▸ **Supplied material**
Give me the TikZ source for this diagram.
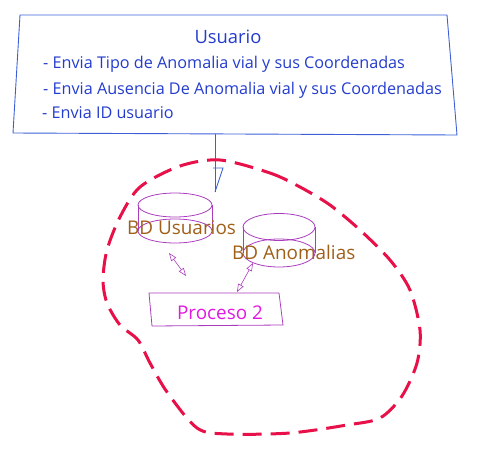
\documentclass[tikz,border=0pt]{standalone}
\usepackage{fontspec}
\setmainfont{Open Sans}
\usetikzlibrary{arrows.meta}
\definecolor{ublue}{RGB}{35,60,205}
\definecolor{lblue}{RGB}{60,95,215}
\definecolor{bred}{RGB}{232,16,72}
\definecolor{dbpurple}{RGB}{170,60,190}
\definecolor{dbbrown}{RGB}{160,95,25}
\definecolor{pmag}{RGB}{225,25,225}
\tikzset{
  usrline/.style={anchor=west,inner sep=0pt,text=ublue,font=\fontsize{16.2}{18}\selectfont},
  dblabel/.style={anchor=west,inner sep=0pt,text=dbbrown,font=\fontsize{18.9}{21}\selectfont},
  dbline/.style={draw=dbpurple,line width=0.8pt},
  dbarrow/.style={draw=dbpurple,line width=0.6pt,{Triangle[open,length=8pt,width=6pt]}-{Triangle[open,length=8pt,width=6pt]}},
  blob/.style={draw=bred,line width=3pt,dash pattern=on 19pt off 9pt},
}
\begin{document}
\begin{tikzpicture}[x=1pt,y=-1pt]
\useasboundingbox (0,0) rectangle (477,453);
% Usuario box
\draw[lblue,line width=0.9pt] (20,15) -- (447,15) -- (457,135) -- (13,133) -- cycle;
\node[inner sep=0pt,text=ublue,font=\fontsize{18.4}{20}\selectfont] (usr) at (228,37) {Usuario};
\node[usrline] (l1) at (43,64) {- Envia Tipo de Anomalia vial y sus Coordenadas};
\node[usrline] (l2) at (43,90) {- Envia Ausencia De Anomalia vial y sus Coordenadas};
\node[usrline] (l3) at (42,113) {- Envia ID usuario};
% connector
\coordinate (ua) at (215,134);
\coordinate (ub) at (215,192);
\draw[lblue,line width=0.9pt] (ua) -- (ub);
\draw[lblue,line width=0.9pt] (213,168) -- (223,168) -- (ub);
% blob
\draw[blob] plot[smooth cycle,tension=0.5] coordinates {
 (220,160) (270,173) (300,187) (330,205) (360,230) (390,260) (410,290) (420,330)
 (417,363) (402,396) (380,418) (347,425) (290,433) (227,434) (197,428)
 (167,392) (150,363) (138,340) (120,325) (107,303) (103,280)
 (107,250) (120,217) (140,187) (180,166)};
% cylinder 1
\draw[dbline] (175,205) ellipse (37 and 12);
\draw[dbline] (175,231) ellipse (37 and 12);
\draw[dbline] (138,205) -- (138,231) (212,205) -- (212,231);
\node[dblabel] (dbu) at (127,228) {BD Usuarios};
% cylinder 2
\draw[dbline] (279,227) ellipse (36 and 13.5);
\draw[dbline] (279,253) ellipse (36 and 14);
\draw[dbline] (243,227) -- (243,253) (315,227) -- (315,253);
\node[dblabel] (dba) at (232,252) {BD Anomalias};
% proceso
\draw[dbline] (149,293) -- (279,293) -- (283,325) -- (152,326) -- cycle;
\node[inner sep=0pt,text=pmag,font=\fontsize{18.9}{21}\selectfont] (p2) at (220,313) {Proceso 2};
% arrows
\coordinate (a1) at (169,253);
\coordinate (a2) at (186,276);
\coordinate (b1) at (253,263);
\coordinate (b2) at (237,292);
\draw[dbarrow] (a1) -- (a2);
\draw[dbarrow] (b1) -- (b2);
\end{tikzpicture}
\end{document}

▸ **Exercise goal**
Keep the pictures out of the copy and return the rest of the data above exactly.

▸ **Reply to the exercise**
Give me the TikZ source for this diagram.
\documentclass[tikz,border=0pt]{standalone}
\usepackage{fontspec}
\setmainfont{Open Sans}
\usetikzlibrary{arrows.meta}
\definecolor{ublue}{RGB}{35,60,205}
\definecolor{lblue}{RGB}{60,95,215}
\definecolor{bred}{RGB}{232,16,72}
\definecolor{dbpurple}{RGB}{170,60,190}
\definecolor{dbbrown}{RGB}{160,95,25}
\definecolor{pmag}{RGB}{225,25,225}
\tikzset{
  usrline/.style={anchor=west,inner sep=0pt,text=ublue,font=\fontsize{16.2}{18}\selectfont},
  dblabel/.style={anchor=west,inner sep=0pt,text=dbbrown,font=\fontsize{18.9}{21}\selectfont},
  dbline/.style={draw=dbpurple,line width=0.8pt},
  dbarrow/.style={draw=dbpurple,line width=0.6pt,{Triangle[open,length=8pt,width=6pt]}-{Triangle[open,length=8pt,width=6pt]}},
  blob/.style={draw=bred,line width=3pt,dash pattern=on 19pt off 9pt},
}
\begin{document}
\begin{tikzpicture}[x=1pt,y=-1pt]
\useasboundingbox (0,0) rectangle (477,453);
% Usuario box
\draw[lblue,line width=0.9pt] (20,15) -- (447,15) -- (457,135) -- (13,133) -- cycle;
\node[inner sep=0pt,text=ublue,font=\fontsize{18.4}{20}\selectfont] (usr) at (228,37) {Usuario};
\node[usrline] (l1) at (43,64) {- Envia Tipo de Anomalia vial y sus Coordenadas};
\node[usrline] (l2) at (43,90) {- Envia Ausencia De Anomalia vial y sus Coordenadas};
\node[usrline] (l3) at (42,113) {- Envia ID usuario};
% connector
\coordinate (ua) at (215,134);
\coordinate (ub) at (215,192);
\draw[lblue,line width=0.9pt] (ua) -- (ub);
\draw[lblue,line width=0.9pt] (213,168) -- (223,168) -- (ub);
% blob
\draw[blob] plot[smooth cycle,tension=0.5] coordinates {
 (220,160) (270,173) (300,187) (330,205) (360,230) (390,260) (410,290) (420,330)
 (417,363) (402,396) (380,418) (347,425) (290,433) (227,434) (197,428)
 (167,392) (150,363) (138,340) (120,325) (107,303) (103,280)
 (107,250) (120,217) (140,187) (180,166)};
% cylinder 1
\draw[dbline] (175,205) ellipse (37 and 12);
\draw[dbline] (175,231) ellipse (37 and 12);
\draw[dbline] (138,205) -- (138,231) (212,205) -- (212,231);
\node[dblabel] (dbu) at (127,228) {BD Usuarios};
% cylinder 2
\draw[dbline] (279,227) ellipse (36 and 13.5);
\draw[dbline] (279,253) ellipse (36 and 14);
\draw[dbline] (243,227) -- (243,253) (315,227) -- (315,253);
\node[dblabel] (dba) at (232,252) {BD Anomalias};
% proceso
\draw[dbline] (149,293) -- (279,293) -- (283,325) -- (152,326) -- cycle;
\node[inner sep=0pt,text=pmag,font=\fontsize{18.9}{21}\selectfont] (p2) at (220,313) {Proceso 2};
% arrows
\coordinate (a1) at (169,253);
\coordinate (a2) at (186,276);
\coordinate (b1) at (253,263);
\coordinate (b2) at (237,292);
\draw[dbarrow] (a1) -- (a2);
\draw[dbarrow] (b1) -- (b2);
\end{tikzpicture}
\end{document}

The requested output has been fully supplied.